Valor econômico, v. 17, n. 4341, 15/09/2017. Brasil, p. A4.

 

 

Uso de ações pelo BNDES para pagar Tesouro pode elevar dívida líquida

Ribamar Oliveira e Murillo Camarotto

15/09/2017

 

 

A proposta defendida pela direção do BNDES - usar ações para antecipar o pagamento de empréstimos ao Tesouro - não ajuda o governo a cumprir a "regra de ouro" do Orçamento neste e no próximo ano, um dos objetivos da área econômica, explicaram ontem ao Valor fontes oficiais. Além disso, acrescentaram, a operação não é neutra do ponto de vista fiscal, pois eleva a dívida líquida do setor público.

A "regra de ouro" do Orçamento prevê que o governo só pode emitir títulos públicos em montante igual às despesas de capital (investimentos, inversões financeiras, juros e amortizações). Como a União vem registrando seguidos e elevados déficits primários, corre o risco de emitir títulos em volume superior às despesas de capital. O governo usou, em 2016, e pretende usar neste e no próximo ano os pagamentos antecipados do BNDES para abater a dívida e assim não ferir a "regra de ouro".

Ao receber as ações do BNDES, o Tesouro teria que vendê-las em mercado, mas não poderia fazê-lo de imediato e em montantes elevados, pois isso iria derrubar as cotações das ações. Assim, não teria os recursos de que precisa para abater a dívida.

Outra fonte explicou que a operação proposta pela direção do BNDES tem impacto fiscal, pois aumenta a dívida líquida do setor público. O empréstimo concedido ao BNDES é um haver financeiro do Tesouro e usado no cálculo da dívida líquida. As ações, por sua vez, não são computadas nas estatísticas do Banco Central como ativo financeiro. Se, em vez de fazer o pagamento antecipado dos empréstimos com títulos ou em dinheiro, o BNDES utilizar ações, os haveres financeiros do Tesouro junto ao banco estatal diminuirão. Por isso, a dívida líquida aumentará.

A dívida líquida é a diferença entre os débitos existentes e os haveres financeiros. Um aumento da dívida é considerado déficit pela metodologia do Banco Central.

Em dezembro de 2016, o BNDES antecipou o pagamento de R$ 100 bilhões.

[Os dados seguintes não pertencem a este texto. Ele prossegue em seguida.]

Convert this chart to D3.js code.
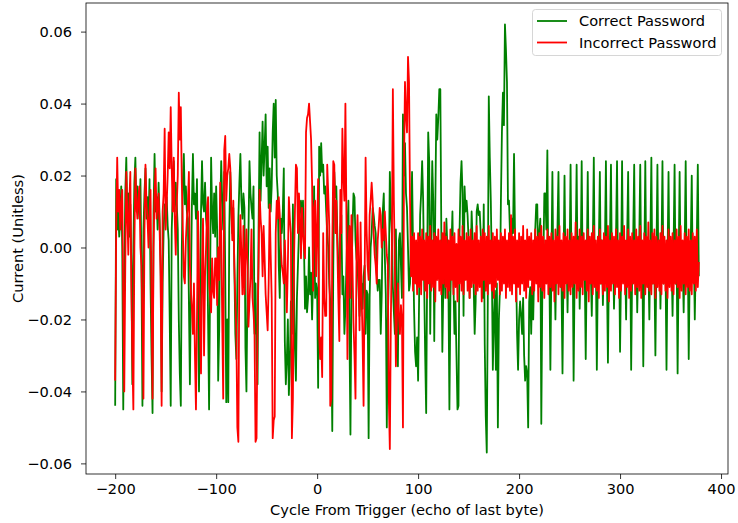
<!DOCTYPE html>
<html><head><meta charset="utf-8">
<script src="https://cdn.jsdelivr.net/npm/d3@7"></script>
<style>body{margin:0;background:#fff}svg{display:block}text{font-family:"DejaVu Sans",sans-serif}</style>
</head><body><svg id="c" width="738" height="523"></svg>
<script>
// Cycle offset of the first sample in each segment (1 sample per cycle)
const segStarts = [-200, -100, 0, 100, 200, 300];
// Values in thousandths (×0.001)
const greenA = [-44,19,5,10,3,8,17,0,-45,-10,
 15,25,8,15,3,12,-5,-38,0,18,
 25,10,17,12,8,19,-5,-44,5,15,
 22,8,14,6,19,-10,-30,-46,10,26,
 10,14,5,18,8,-5,-40,-10,5,12,
 8,14,6,2,-20,-44,5,15,24,10,
 18,12,5,-20,-35,-44,0,18,26,12,
 17,10,8,-15,-38,-10,12,26,12,15,
 8,19,-10,-40,-15,10,24,12,10,18,
 8,5,-20,-45,-10,25,10,4,15,3];
const greenB = [17,5,-37,-23,10,24,13,5,21,-8,
 -43,-20,-43,5,21,12,4,11,-5,-24,
 -31,-10,8,18,26,13,8,15,11,-28,
 -40,-12,4,24,15,11,8,17,-24,-10,
 -31,-38,5,32,13,24,35,20,28,37,
 17,28,11,22,10,17,32,40,25,41,
 20,15,-5,-14,8,4,10,22,-26,-38,
 -31,-20,-41,-33,-15,-24,12,-10,-28,-37,
 -14,-5,4,11,13,8,13,0,-17,-8,
 -18,-14,0,-13,-7,-20,-8,17,-14,-10];
const greenC = [-12,-39,28,20,29,21,23,15,17,10,
 4,0,-10,-15,-24,-51,-5,21,14,17,
 4,-5,-14,5,9,-13,-8,-24,-17,-5,
 5,13,-24,-52,-10,5,15,14,2,-3,
 -5,-12,-19,-13,-10,-17,-8,-5,-24,-12,
 -13,-53,-14,0,4,11,9,6,4,-7,
 -12,-9,-9,-24,-13,10,15,-2,-13,-50,
 -20,-8,21,10,4,-11,-18,-24,5,-15,
 -33,2,4,-5,-14,37,20,29,15,11,
 0,-12,-10,5,21,0,-17,-29,-33,-25];
const greenD = [-37,-14,9,15,24,13,-10,-30,-46,-5,
 32,24,-24,5,24,13,-26,11,37,30,
 36,44,44,4,-29,-10,4,-14,8,0,
 -10,-45,-14,0,10,-10,-24,-15,-30,-45,
 -44,4,18,24,15,-19,17,10,13,9,
 2,-14,-5,10,2,-10,-24,-15,10,12,
 9,10,4,-5,-14,12,-27,-47,-57,-15,
 42,25,13,-5,-34,-20,-12,-34,-10,-50,
 -20,-12,13,32,43,34,62,55,46,12,
 13,4,-7,8,4,26,3,-5,-24,-34];
const greenE = [-20,-15,-19,-24,-14,-30,-37,-33,-35,-50,
 -15,-11,-24,-10,-20,-5,5,12,12,-5,
 4,8,-49,-13,-5,15,15,5,27,-10,
 -8,-34,-5,21,-10,-3,-20,0,5,21,
 -8,-2,-10,-35,-6,20,-8,-2,-18,0,
 -4,23,-9,2,-37,-8,0,23,-10,3,
 -17,-4,24,-9,1,-6,-31,-5,21,-10,
 2,-6,-19,0,25,-9,-3,-34,-7,1,
 21,-10,2,-16,-3,0,24,-8,-32,-5,
 2,23,-9,0,-17,-4,3,24,-10,1];
const greenF = [-29,-6,24,-9,1,-3,-20,2,21,-10,
 0,-34,-6,3,23,-9,1,-18,-4,2,
 23,-10,-1,-33,-5,24,-8,2,-4,-20,
 1,25,-10,0,-6,-30,-3,23,-9,2,
 -17,-2,24,-10,1,-5,-34,-4,21,-9,
 2,-3,-19,0,23,-10,-2,-35,-5,21,
 -9,1,-4,-18,0,24,-10,2,-31,-6,
 1,20,-9,0,-20,-3,2,23,-8];
const redA = [-37,5,25,10,16,5,12,16,-15,-40,
 -5,21,10,-2,12,21,-10,-30,-45,0,
 22,12,8,14,17,0,-5,-20,-42,5,
 23,12,8,0,10,16,-15,-42,0,15,
 22,8,12,15,5,-8,-44,10,15,33,
 5,12,20,32,22,39,22,10,25,8,
 -2,12,20,43,30,39,18,5,-8,-10,
 2,8,12,21,-5,-12,-17,-24,-10,-30,
 -45,-20,10,-8,-22,-35,-5,8,-30,-8,
 0,11,14,-10,-14,-18,-3,-12,-14,-3];
const redB = [-3,-16,0,-9,18,4,-20,-42,27,31,
 13,20,22,26,22,10,2,13,-5,-15,
 -24,-50,-54,-5,9,-2,-13,6,-13,-3,
 5,-5,-22,-15,-8,5,-14,-18,-24,-54,
 -53,-20,-5,16,8,4,-8,6,-3,-13,
 -18,-23,-10,12,-2,-14,-53,-48,-47,4,
 13,8,14,9,0,-5,-7,-10,2,-8,
 -18,-5,14,8,4,-53,-42,-5,10,23,
 22,4,15,8,-3,11,4,0,-3,32,
 36,37,40,35,30,18,-12,11,13,-8];
const redC = [5,19,-24,-31,-25,-36,4,-14,-19,-19,
 23,15,6,-44,-42,0,24,23,4,13,
 0,-14,-26,16,4,33,20,13,40,9,
 -31,0,6,-14,9,-5,-21,-30,-42,-2,
 9,-5,-23,7,-13,-25,-44,-10,25,5,
 -5,-9,9,13,18,13,4,-2,-5,-10,
 2,6,11,9,0,5,2,10,4,-2,
 -5,-42,-56,-20,0,44,13,-5,-33,-20,
 -10,-19,-24,-16,-20,-50,22,46,37,32,
 53,46,13,-8,3,-12,4,-10,2,-13];
const redD = [4,-11,3,-13,5,-9,2,-12,4,-14,
 3,-10,6,-12,2,-11,4,-15,3,-9,
 5,-12,2,-13,4,-10,7,-11,3,-14,
 2,-12,5,-9,3,-13,4,-11,1,-15,
 5,-10,3,-12,6,-13,2,-9,4,-12,
 3,-14,5,-11,2,-10,4,-13,6,-12,
 2,-11,3,-15,5,-9,4,-12,3,-13,
 6,-10,2,-12,4,-14,3,-11,5,-9,
 2,-13,4,-12,3,-10,5,-14,2,-11,
 4,-12,9,-13,3,-10,5,-15,2,-11];
const redE = [4,-13,3,-10,6,-12,2,-14,5,-11,
 3,-9,4,-13,2,-12,5,-10,3,-15,
 4,-11,6,-12,3,-14,2,-10,5,-13,
 3,-11,4,-12,2,-15,5,-10,3,-13,
 6,-11,2,-12,4,-14,3,-10,5,-12,
 2,-13,4,-11,3,-10,7,-14,2,-12,
 5,-11,3,-13,4,-9,2,-12,5,-15,
 3,-10,4,-13,6,-11,2,-12,3,-14,
 5,-10,2,-13,4,-12,3,-11,6,-15,
 2,-12,4,-10,3,-13,5,-11,2,-14];
const redF = [4,-12,3,-10,6,-13,2,-11,5,-14,
 3,-12,4,-10,2,-13,5,-11,3,-12,
 6,-14,2,-10,4,-13,3,-11,7,-12,
 2,-13,4,-10,5,-14,3,-11,2,-12,
 4,-13,6,-10,3,-12,2,-14,5,-11,
 3,-12,4,-13,2,-10,5,-11,3,-14,
 6,-12,2,-10,4,-13,3,-11,5,-12,
 2,-13,4,-10,3,-12,5,-11,-4];
const xTicks = [-200, -100, 0, 100, 200, 300, 400];
const yTicks = [-0.06, -0.04, -0.02, 0, 0.02, 0.04, 0.06];
const seriesNames = ["Correct Password", "Incorrect Password"];
const seriesColors = ["green", "red"];
const xTitle = "Cycle From Trigger (echo of last byte)";
const yTitle = "Current (Unitless)";

function build(segs) {
  const pts = [];
  segs.forEach((s, k) => s.forEach((v, i) => pts.push([segStarts[k] + i, v / 1000])));
  return pts;
}
const green = build([greenA, greenB, greenC, greenD, greenE, greenF]);
const red = build([redA, redB, redC, redD, redE, redF]);
const all = green.concat(red);
const xe = d3.extent(all, d => d[0]), ye = d3.extent(all, d => d[1]);
const xm = (xe[1] - xe[0]) * 0.05, ym = (ye[1] - ye[0]) * 0.05;

const L = 86, R = 728, T = 3, B = 474;
const FS = "14.6px";
const x = d3.scaleLinear().domain([xe[0] - xm, xe[1] + xm]).range([L, R]);
const y = d3.scaleLinear().domain([ye[0] - ym, ye[1] + ym]).range([B, T]);
const svg = d3.select("#c");

const line = d3.line().x(d => x(d[0])).y(d => y(d[1]));
[green, red].forEach((s, i) => {
  svg.append("path").datum(s).attr("d", line).attr("fill", "none")
    .attr("stroke", seriesColors[i]).attr("stroke-width", 1.8)
    .attr("stroke-linejoin", "round");
});

const gx = svg.append("g").attr("transform", `translate(0,${B})`)
  .call(d3.axisBottom(x).tickValues(xTicks).tickSize(5).tickPadding(5).tickFormat(d3.format("d")));
const gy = svg.append("g").attr("transform", `translate(${L},0)`)
  .call(d3.axisLeft(y).tickValues(yTicks).tickSize(5).tickPadding(9).tickFormat(d3.format(".2f")));
[gx, gy].forEach(g => {
  g.select(".domain").remove();
  g.selectAll(".tick line").attr("stroke", "#000").attr("stroke-width", 0.8);
  g.selectAll(".tick text").attr("fill", "#000").style("font-size", FS).style("font-family", '"DejaVu Sans", sans-serif');
  g.attr("font-family", null).attr("font-size", null);
});

svg.append("rect").attr("x", L).attr("y", T).attr("width", R - L).attr("height", B - T)
  .attr("fill", "none").attr("stroke", "#000").attr("stroke-width", 0.8);

svg.append("text").attr("x", (L + R) / 2).attr("y", 515).attr("text-anchor", "middle")
  .style("font-size", FS).text(xTitle);
svg.append("text").attr("transform", `translate(23,${(T + B) / 2}) rotate(-90)`)
  .attr("text-anchor", "middle").style("font-size", FS).text(yTitle);

const lg = svg.append("g");
lg.append("rect").attr("x", 532.5).attr("y", 9.5).attr("width", 189).attr("height", 46)
  .attr("rx", 3).attr("fill", "#fff").attr("fill-opacity", 0.8).attr("stroke", "#ccc").attr("stroke-width", 0.8);
seriesNames.forEach((n, i) => {
  const yy = 21 + i * 21.5;
  lg.append("line").attr("x1", 537).attr("x2", 567).attr("y1", yy).attr("y2", yy)
    .attr("stroke", seriesColors[i]).attr("stroke-width", 1.8);
  lg.append("text").attr("x", 579).attr("y", yy).attr("dy", "0.35em").style("font-size", FS).text(n);
});
</script></body></html>
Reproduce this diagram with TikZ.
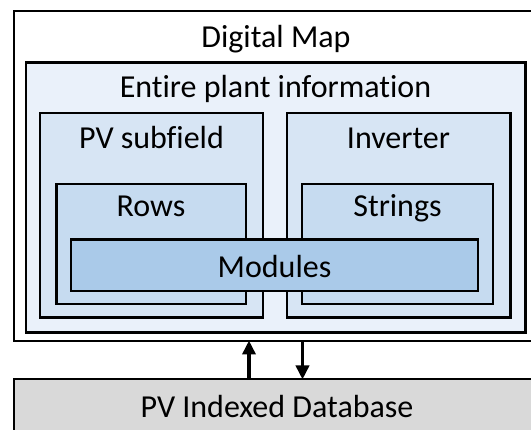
\documentclass[tikz,border=0pt]{standalone}
\usepackage{fontspec}
\setmainfont{Carlito}[Ligatures={NoCommon}]
\usetikzlibrary{arrows.meta,calc}
\definecolor{cPlant}{HTML}{EAF1FA}
\definecolor{cSub}{HTML}{D7E5F4}
\definecolor{cRow}{HTML}{C6DBF0}
\definecolor{cMod}{HTML}{AACAE9}
\definecolor{cDb}{HTML}{D9D9D9}
\tikzset{
  boxframe/.style={draw=black, line width=2.8pt},
  lbl/.style={anchor=base, inner sep=0pt, font=\fontsize{32}{38}\selectfont},
  arr/.style={line width=3.8pt, -{Triangle[width=13pt,length=14pt]}, shorten >=-0.5pt}
}
\begin{document}
\begin{tikzpicture}[x=1pt,y=-1pt]
\useasboundingbox (0,0) rectangle (531,430);
\clip (0,0) rectangle (531,430);
\fill[white] (0,0) rectangle (531,430);
% boxes
\draw[boxframe, fill=white] (14,11) rectangle (538,341);
\coordinate (mapS) at (276,341);
\draw[boxframe, fill=cPlant] (26,62.5) rectangle (525.5,332.5);
\draw[boxframe, fill=cSub] (40,113) rectangle (263,317.5);
\draw[boxframe, fill=cSub] (287,113) rectangle (510.5,317.5);
\draw[boxframe, fill=cRow] (56.5,184) rectangle (246,304);
\draw[boxframe, fill=cRow] (302,184) rectangle (493,304);
\draw[boxframe, fill=cMod] (71,239.5) rectangle (478,291);
\draw[boxframe, fill=cDb] (14,379) rectangle (538,450);
\coordinate (dbN) at (276,379);
% labels
\node[lbl] (tMap) at (276,47.5) {Digital Map};
\node[lbl] (tPlant) at (275.5,98) {Entire plant information};
\node[lbl] (tPV) at (151.5,149) {PV subfield};
\node[lbl] (tInv) at (398.5,149) {Inverter};
\node[lbl] (tRows) at (151,217) {Rows};
\node[lbl] (tStr) at (397.5,217) {Strings};
\node[lbl] (tMod) at (274.5,278) {Modules};
\node[lbl] (tDb) at (277,418) {PV Indexed Database};
% arrows
\coordinate (upx) at (249,0);
\coordinate (dnx) at (302.5,0);
\draw[arr] (dbN -| upx) -- (mapS -| upx);
\draw[arr] (mapS -| dnx) -- (dbN -| dnx);
\end{tikzpicture}
\end{document}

Do total, R$ 40 bilhões foram pagos em títulos e R$ 60 bilhões em dinheiro, segundo dados do Tesouro. O dinheiro recebido foi usado para abater a dívida e ajudou o governo a cumprir a "regra de ouro" naquele ano.

Fontes consultadas pelo Valor acreditam que as alternativas apresentadas pelo BNDES à proposta de antecipação do pagamento de R$ 180 bilhões revelam o desejo de não reduzir o caixa da instituição. "Eles não querem antecipar o pagamento e procuram saídas", disse uma fonte.

Nos contratos dos empréstimos feitos pelo Tesouro com o BNDES existe uma cláusula que permite ao banco antecipar o pagamento da dívida. A pretensão precisa ser apresentada pela direção do banco ao ministro da Fazenda. O Tesouro não pode tomar a iniciativa de propor a devolução. Essa particularidade formal mostra que se a direção do banco não concordar com a iniciativa, poderá criar dificuldades ao governo.

O Tribunal de Contas da União (TCU), por sua vez, ainda não têm clareza sobre a legalidade do eventual uso de ações pelo BNDES para antecipar o pagamento. A área técnica do TCU acredita que o uso de ações pode ter uma série de "implicações" ainda não devidamente avaliadas. Na área econômica, existem também dúvidas sobre o amparo legal da estratégia do ponto de vista da Lei de Responsabilidade Fiscal (LRF).